Some of her plays attest to her commitment against poverty and injustice and in defence of those more vulnerable. This theme is also found in her novels and poetry: Séraphin, l'ange tombé dans la rue (Seraphin, the Fallen Angel in the Street, Éditions de la Grisière, Paris, 1971) attacks the inhumanity of the contemporary world, the crises of alcoholism, housing, and medicine. Social themes interested her, such as in Comme un seul homme (Like Only One Man, 1961), a fictionalized account of the Belgian general strike of 1960–1961.

Her dramatic writing also extended to radio plays, notably:

- Le Semeur de rêves (The Dream Sower, 1946), written for the Swiss Broadcasting Corporation for the Feast of the Ascension.
- Symphonie de l'Aube éternelle (Symphony of the Eternal Dawn, 1946), for the Swiss Broadcasting Corporation at Lausanne.
- Les Porteurs de Croix (The Cross-Bearers, 1946), for Radio Namur.
- La Légende des Dames de Marche (The Legend of the Dames de Marche, 1950), a medieval play, inspired by the legend of Marche-les-Dames, broadcast on Radio Namur.
- Algone ou le visage de la folie (Algone or the Face of Folly, 1954)

== Journalism ==
Danhaive began her journalism career in 1946 at Indépendance, though she left after a year to work at La Meuse, where she became editing secretary after two years.
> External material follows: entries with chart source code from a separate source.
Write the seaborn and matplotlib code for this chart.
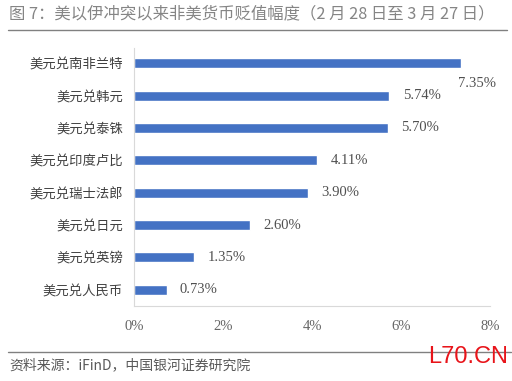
import matplotlib
matplotlib.use("Agg")
import matplotlib.pyplot as plt
import seaborn as sns
import pandas as pd

currencies = ["美元兑南非兰特", "美元兑韩元", "美元兑泰铢", "美元兑印度卢比",
              "美元兑瑞士法郎", "美元兑日元", "美元兑英镑", "美元兑人民币"]
depreciation = [7.35, 5.74, 5.70, 4.11, 3.90, 2.60, 1.35, 0.73]
x_ticks = [0, 2, 4, 6, 8]

sns.set_style("white")
plt.rcParams["font.family"] = ["Liberation Serif", "Noto Sans CJK SC", "DejaVu Sans"]

df = pd.DataFrame({"currency": currencies, "value": depreciation})

fig = plt.figure(figsize=(5.12, 3.81), dpi=100)
ax = fig.add_axes([0.262, 0.197, 0.695, 0.677])
sns.barplot(data=df, x="value", y="currency", orient="h", color="#4472C4",
            width=0.31, saturation=1, ax=ax)

ax.set_xlim(0, 8)
ax.set_ylim(7.5, -0.47)
ax.set_xticks(x_ticks)
ax.set_xticklabels([f"{t}%" for t in x_ticks], fontsize=10.5, color="#666666")
ax.set_yticks(range(len(currencies)))
ax.set_yticklabels(currencies, fontsize=9.6, color="#404040",
                   family=["Noto Sans CJK SC", "DejaVu Sans"])
ax.tick_params(axis="both", length=0, pad=8)
ax.tick_params(axis="x", pad=10)
ax.set_xlabel("")
ax.set_ylabel("")

for s in ["top", "right"]:
    ax.spines[s].set_visible(False)
for s in ["left", "bottom"]:
    ax.spines[s].set_color("#d9d9d9")
    ax.spines[s].set_linewidth(0.8)

# value labels; the longest one sits below its bar
for i, v in enumerate(depreciation):
    if i == 0:
        ax.text(v - 0.08, i + 0.62, f"{v:.2f}%", va="center", ha="left",
                fontsize=10.5, color="#505050")
    else:
        ax.text(v + 0.3, i, f"{v:.2f}%", va="center", ha="left",
                fontsize=10.5, color="#505050")

fig.text(0.018, 0.963, "图 7：美以伊冲突以来非美货币贬值幅度（2 月 28 日至 3 月 27 日）",
         fontsize=11.8, color="#858585", va="center", ha="left",
         family=["Noto Sans CJK SC", "DejaVu Sans"])
fig.add_artist(plt.Line2D([0.016, 0.99], [0.921, 0.921], color="#808080", lw=1))
fig.add_artist(plt.Line2D([0.016, 0.998], [0.076, 0.076], color="#808080", lw=1))
fig.text(0.018, 0.042, "资料来源：iFinD，中国银河证券研究院", fontsize=10,
         color="#595959", va="center", ha="left", style="italic",
         family=["Noto Sans CJK SC", "DejaVu Sans"])
fig.text(0.993, 0.062, "L70.CN", fontsize=17, color="#e8141a", va="center",
         ha="right", family="Liberation Sans")

fig.savefig("out.png", dpi=100)
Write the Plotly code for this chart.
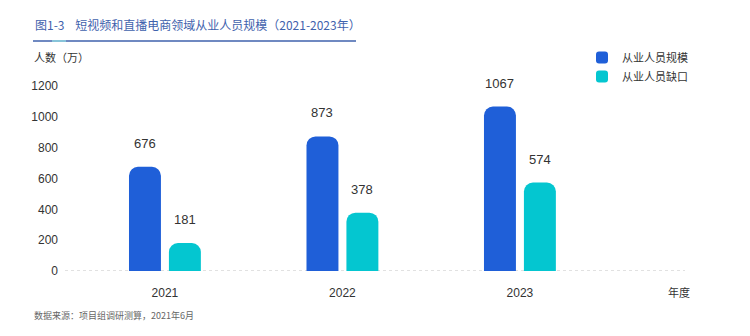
import plotly.graph_objects as go

years = ["2021", "2022", "2023"]
employed = [676, 873, 1067]
shortage = [181, 378, 574]
series_names = ["从业人员规模", "从业人员缺口"]
y_ticks = [0, 200, 400, 600, 800, 1000, 1200]

W, H = 750, 336
L, R, T, B = 65, 65, 86, 65
PW, PH = W - L - R, H - T - B

def px_x(px):
    return (px - L) / PW

def px_y(py):
    return (H - B - py) / PH

FONT = "Liberation Sans, Arial, Noto Sans CJK SC"
CJK = "Noto Sans CJK SC, Liberation Sans"

xs = list(range(len(years)))

fig = go.Figure()
fig.add_trace(go.Bar(x=xs, y=employed, name=series_names[0],
                     marker=dict(color="#1f5fd8", cornerradius=9, line_width=0)))
fig.add_trace(go.Bar(x=xs, y=shortage, name=series_names[1],
                     marker=dict(color="#04c6d0", cornerradius=9, line_width=0)))

# value labels above bars
offsets = [-0.113, 0.113]
for vals, off in zip([employed, shortage], offsets):
    for xi, v in zip(xs, vals):
        fig.add_annotation(x=xi + off, y=v, xref="x", yref="y", text=str(v),
                           showarrow=False, yanchor="bottom", yshift=14,
                           font=dict(family=FONT, size=13, color="#333333"))

# title
fig.add_annotation(x=px_x(33), y=px_y(24), xref="paper", yref="paper",
                   text="图1-3&#160;&#160;&#160;&#160;短视频和直播电商领域从业人员规模（2021-2023年）",
                   showarrow=False, xanchor="left", yanchor="middle",
                   font=dict(family=CJK, size=12, color="#3f62ad"))
# title underline
fig.add_shape(type="line", xref="paper", yref="paper",
              x0=px_x(33), x1=px_x(356), y0=px_y(41), y1=px_y(41),
              line=dict(color="#3f62ad", width=1.5))
fig.add_shape(type="line", xref="paper", yref="paper",
              x0=px_x(52), x1=px_x(66), y0=px_y(41), y1=px_y(41),
              line=dict(color="#8fd8e0", width=1.5))

# y-axis label
fig.add_annotation(x=px_x(32), y=px_y(57), xref="paper", yref="paper",
                   text="人数（万）", showarrow=False, xanchor="left", yanchor="middle",
                   font=dict(family=CJK, size=11, color="#333333"))
# x-axis label
fig.add_annotation(x=px_x(666), y=px_y(292), xref="paper", yref="paper",
                   text="年度", showarrow=False, xanchor="left", yanchor="middle",
                   font=dict(family=CJK, size=11, color="#333333"))
# source
fig.add_annotation(x=px_x(32), y=px_y(315), xref="paper", yref="paper",
                   text="数据来源：项目组调研测算，2021年6月", showarrow=False,
                   xanchor="left", yanchor="middle",
                   font=dict(family=CJK, size=9, color="#666666"))

# dotted baseline
fig.add_shape(type="line", xref="paper", yref="y", x0=0, x1=1, y0=0, y1=0,
              line=dict(color="#d8d8d8", width=1.5, dash="dot"), layer="below")

fig.update_layout(
    width=W, height=H,
    margin=dict(l=L, r=R, t=T, b=B, pad=0),
    paper_bgcolor="white", plot_bgcolor="white",
    barmode="group", bargap=0.55, bargroupgap=0.2,
    showlegend=True,
    legend=dict(x=px_x(582), y=px_y(43), xanchor="left", yanchor="top",
                xref="paper", yref="paper",
                font=dict(family=CJK, size=11, color="#333333"),
                bgcolor="rgba(0,0,0,0)", itemwidth=30, tracegroupgap=0,
                itemclick=False),
    xaxis=dict(range=[-0.563, 2.93], tickmode="array", tickvals=xs, ticktext=years,
               showgrid=False, zeroline=False, showline=False, ticks="",
               ticklabelstandoff=13,
               tickfont=dict(family=FONT, size=12, color="#333333"),
               fixedrange=True),
    yaxis=dict(range=[0, 1200], tickmode="array", tickvals=y_ticks,
               showgrid=False, zeroline=False, showline=False, ticks="",
               ticklabelstandoff=6,
               tickfont=dict(family=FONT, size=12, color="#333333"),
               fixedrange=True),
)

fig.write_html("out.html")
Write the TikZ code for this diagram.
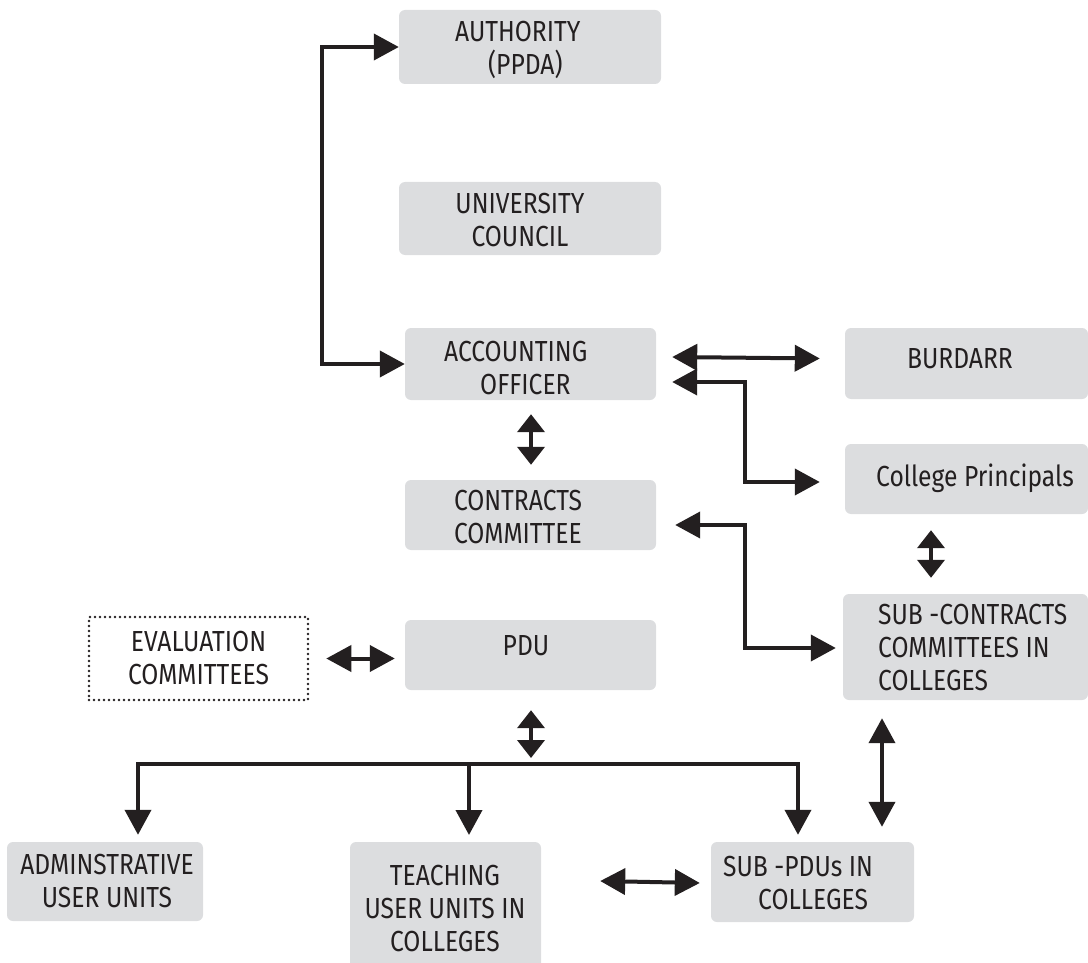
\documentclass[tikz,border=0pt]{standalone}
\usepackage{fontspec}
\setmainfont{Fira Sans}[FakeStretch=0.85]
\usetikzlibrary{arrows.meta,calc}
\definecolor{boxgray}{HTML}{DCDDDF}
\definecolor{ink}{HTML}{231F20}
\begin{document}
\begin{tikzpicture}[x=1pt,y=-1pt,
  box/.style={fill=boxgray,rounded corners=6pt,inner sep=0pt},
  txt/.style={inner sep=0pt,text=ink,font=\fontsize{29}{33}\selectfont},
  conn/.style={draw=ink,line width=4pt,{Triangle[length=25pt,width=26pt]}-{Triangle[length=25pt,width=26pt]}},
  short/.style={draw=ink,line width=4pt,{Triangle[length=18pt,width=27pt]}-{Triangle[length=18pt,width=27pt]}},
  oneway/.style={draw=ink,line width=4pt,-{Triangle[length=25pt,width=26pt]}},
  dotbox/.style={draw=ink,line width=2.6pt,dash pattern=on 0pt off 5pt,line cap=round,
    inner sep=0pt,align=center,text=ink,font=\fontsize{29}{33}\selectfont}]
\useasboundingbox (0,0) rectangle (1088,963);

% boxes
\node[box,minimum width=262pt,minimum height=74pt] (auth) at (530,47) {};
\node[box,minimum width=262pt,minimum height=73pt] (council) at (530,218.5) {};
\node[box,minimum width=251pt,minimum height=72pt] (acc) at (530.5,364) {};
\node[box,minimum width=251pt,minimum height=70pt] (contr) at (530.5,515) {};
\node[box,minimum width=251pt,minimum height=70pt] (pdu) at (530.5,655) {};
\node[dotbox,minimum width=219pt,minimum height=83pt] (eval) at (198.5,658.5) {EVALUATION\\COMMITTEES};
\node[box,minimum width=243pt,minimum height=71pt] (burd) at (966.5,363.5) {};
\node[box,minimum width=243pt,minimum height=70pt] (coll) at (966.5,479) {};
\node[box,minimum width=245pt,minimum height=106pt] (subcc) at (965.5,647) {};
\node[box,minimum width=196pt,minimum height=79pt] (admin) at (105,881.5) {};
\node[box,minimum width=191pt,minimum height=132pt] (teach) at (445.5,908) {};
\node[box,minimum width=203pt,minimum height=80pt] (subpdu) at (812.5,882) {};

% texts
\node[txt,anchor=west,align=left] (authT) at (455,50) {AUTHORITY\\\hspace*{33pt}(PPDA)};
\node[txt,align=center] (councilT) at (520,220) {UNIVERSITY\\COUNCIL};
\node[txt,anchor=west,align=left] (accT) at (444,368) {ACCOUNTING\\\hspace*{36pt}OFFICER};
\node[txt,align=center] (contrT) at (518,517) {CONTRACTS\\COMMITTEE};
\node[txt] (pduT) at (526,646) {PDU};
\node[txt] (burdT) at (960,359) {BURDARR};
\node[txt] (collT) at (975,478) {College Principals};
\node[txt,anchor=west,align=left] (subccT) at (878,648) {SUB -CONTRACTS\\COMMITTEES IN\\COLLEGES};
\node[txt,align=center] (adminT) at (107,881) {ADMINSTRATIVE\\USER UNITS};
\node[txt,align=center] (teachT) at (445,909) {TEACHING\\USER UNITS IN\\COLLEGES};
\node[txt,anchor=west,align=left] (subpduT) at (723,883) {SUB -PDUs IN\\\hspace*{35pt}COLLEGES};

\coordinate (busy) at (531,764);

% connectors
\draw[conn] (acc.west) -- ++(-83,0) |- (auth.west);
\draw[conn] ($(acc.east)+(16,-7)$) -- ($(burd.west)+(-25,-5)$);
\draw[conn] ($(acc.east)+(16,18)$) -- ++(73,0) |- ($(coll.west)+(-25,3)$);
\draw[short] ($(acc.south)+(0.5,14)$) -- ($(contr.north)+(0.5,-15)$);
\draw[conn] ($(contr.east)+(19,10)$) -- ++(70,0) |- ($(subcc.west)+(-7,1)$);
\draw[short] ($(coll.south)+(-35.5,16)$) -- ($(subcc.north)+(-34.5,-16)$);
\draw[conn] ($(eval.east)+(17,0)$) -- ($(pdu.west)+(-10,3.5)$);
\draw[short] ($(pdu.south)+(0.5,20)$) -- ($(busy)+(0,-6)$);
\draw[conn] ($(admin.north)+(33,-7)$) |- (busy) -| ($(subpdu.north)+(-14.5,-7)$);
\draw[oneway] (busy -| 469,0) -- (469,835);
\draw[conn] ($(teach.east)+(59,-27)$) -- ($(subpdu.west)+(-11,1)$);
\draw[conn] ($(subpdu.north)+(69.5,-15)$) -- ($(subcc.south)+(-83.5,18)$);
\end{tikzpicture}
\end{document}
In 1954, she left La Meuse to return to Indépendance, where she worked until 1965. Meanwhile, from 1952 to 1958, she was a correspondent for the weekly newspaper Pourquoi pas?.

Over the years, she covered many topics including politics, literature, and the law.

== Namur Palace of Culture ==
Danhaive quit her journalism career to work as press secretary for the Namur Palace of Culture upon its opening in 1964. There, she edited articles for the monthly newsletter, mostly those about theatre and literature.

Danhaive's work at the Palace of Culture led to the creation of the group Poésie and its regional Créateurs d'art initiative. The group grew out of a call Danhaive put out to all female Namuroise artists, including poets, musicians, painters, sculptors, or singers, inviting them to get together and collaborate. She got many responses, which led to many collaborative artistic exhibitions.

== Theatre Studies Centre of Louvain ==
Beginning in 1970, she took courses at the Theatre studies centre (Centre d'Études théâtrales) at UCLouvain. Her professors noticed her curiosity and assiduity. One of them, Raymond Pouilliart, remarked about Danhaive, "I have rarely encountered a student whose studies, freely chosen, satisfied them so much and awoke in them such an intellectual joy, such a fever. Age has not dampened her capacity for enthusiasm."

She received her diploma in 1974, her thesis a memoir about symbolist poet Saint-Pol-Roux.

In 1971, during her studies, Danhaive's sister Ann-Marie died. This loss affected her profoundly, and her literary output was diminished in the years following. La Cassure is an unpublished novel that she wrote in memory of her sister in 1973.

== Death ==
In 1977, Danhaive was hospitalized following a myocardial infarction. Despite her doctors strongly advising she rest, she never stopped writing. In 1978, she compiled Par delà la mort, which was published posthumously.

Danhaive died on June 1, 1978, surrounded by her closest friends.

The documents she produced over the course of her life are preserved by family friend Marie-Louise Damoiseau. Upon Damoiseau's death, Danhaive's archives are willed to the Centre de Ressources historiques namuroises (CeRHiN, Historical Resource Centre of Namur).